*Mobinasana inda teyi poolina *
yang binasa tak ada yang didapatnya
Peristiwa di atas bagi Belanda adalah satu oorlog (perang), sedangkan Buton memandangnya zaman kekacauan (kaheruna) yang mengandung kesan paling traumatik dalam sejarah Buton.
Sesungguhnya, pasca perang itu, Belanda khawatir hubungan antara kedua belah pihak sulit dipulihkan. Pada bulan Maret 1756, Opperkoopman Sinkelaar dan Kapten Rijsweber berangkat ke Buton untuk membuat perjanjian baru dengan Sultan Buton, menyangkut tuntutan ganti rugi atas peristiwa kapal Rust en Werk dengan 1.000 orang budak.
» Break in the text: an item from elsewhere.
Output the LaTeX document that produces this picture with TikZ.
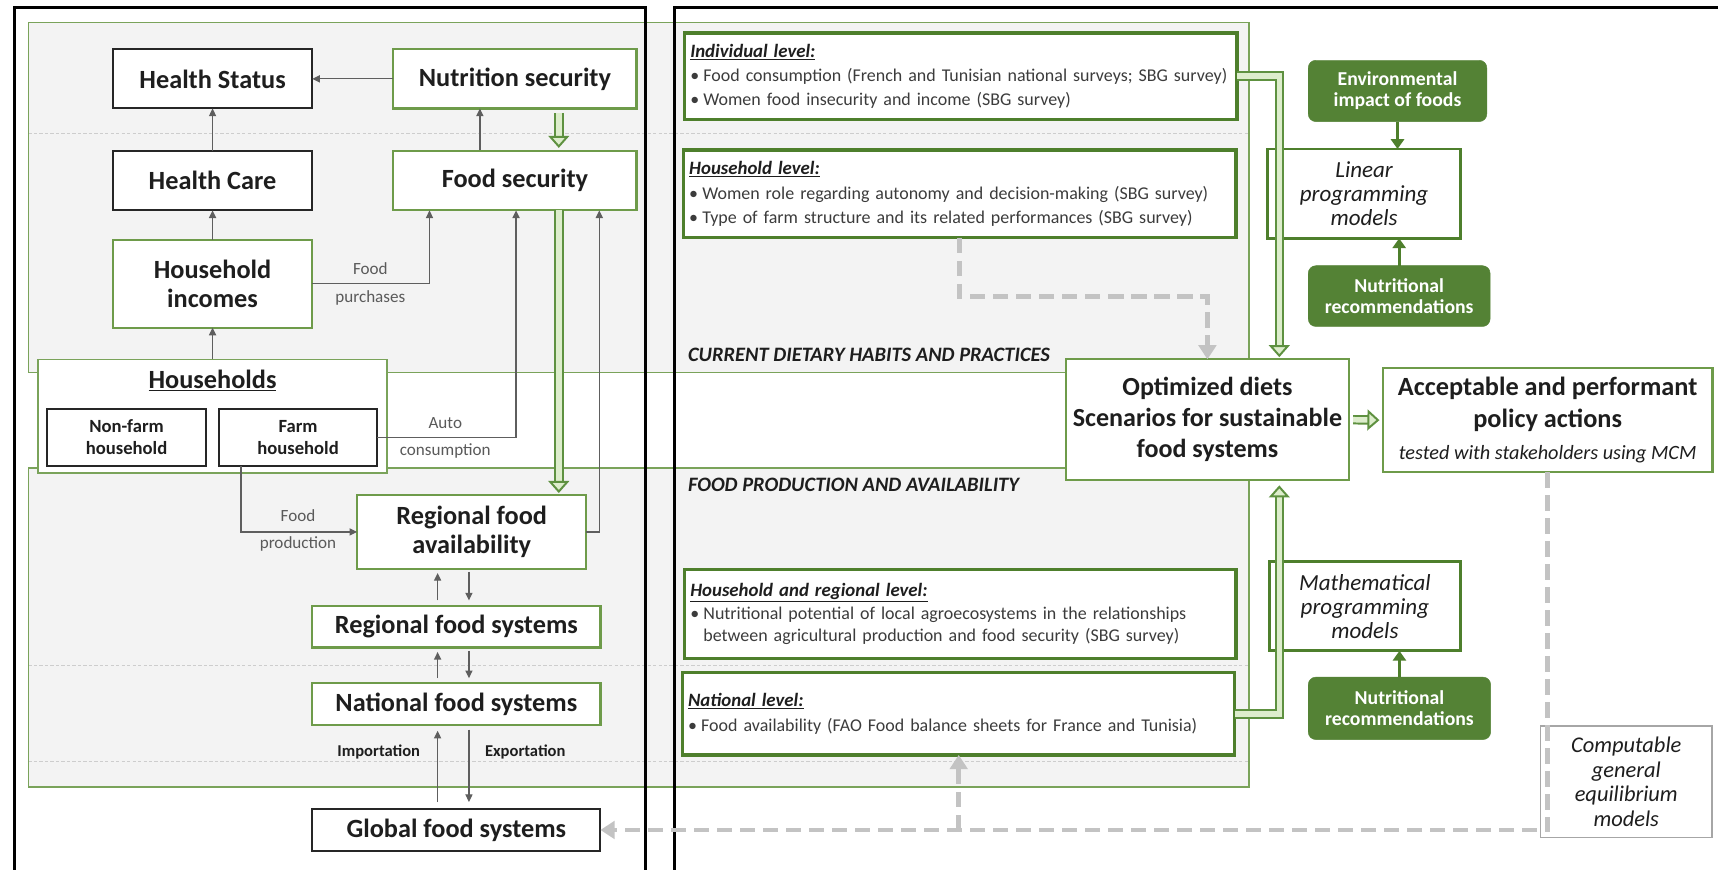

Kedua pembesar Belanda tiba kembali di Makassar pada 30 April 1756 tanpa suatu hasil yang diharapkan Belanda.
Sultan Buton, lewat suratnya pada 9 September 1756, kepada Kompeni di Batavia menyampaikan keberatan atas tuntutan 1.000 orang budak. Pasalnya, Belanda belum lama berselang menyerang Buton yang mengakibatkan kehancuran Buton, terutama beberapa korban pembesar kesultanan akibat perang 1755 (Zahari 1977 II: 131-132; Zuhdi 1999: 156).
Dalam istana Buton sendiri terjadi konflik internal kerajaan hingga wafatnya Sultan Sakiyuddin pada 29 Agustus 1759, kemudian digantikan oleh Sultan Rafiuddin (1759-1760).
Sultan yang baru ini kembali menyampaikan keberatan kepada Kompeni di Batavia lewat perutusannya, La Ode Amiri Yarona Tangkeno, mengenai ganti rugi 1.000 orang budak.
Lebih kurang tujuh bulan menjabat sultan, Rafiuddin meninggal di Tobe-tobe. Dewan Kesultanan Buton kemudian memilih dan mengangkat kembali Himayatuddin sebagai sultan Buton ke-23 (masa jabatan kedua: 1760-1763), dengan pertimbangan utama bahwa dia mempunyai kekuatan di dalam masyarakat yang sangat menonjol dan menentukan.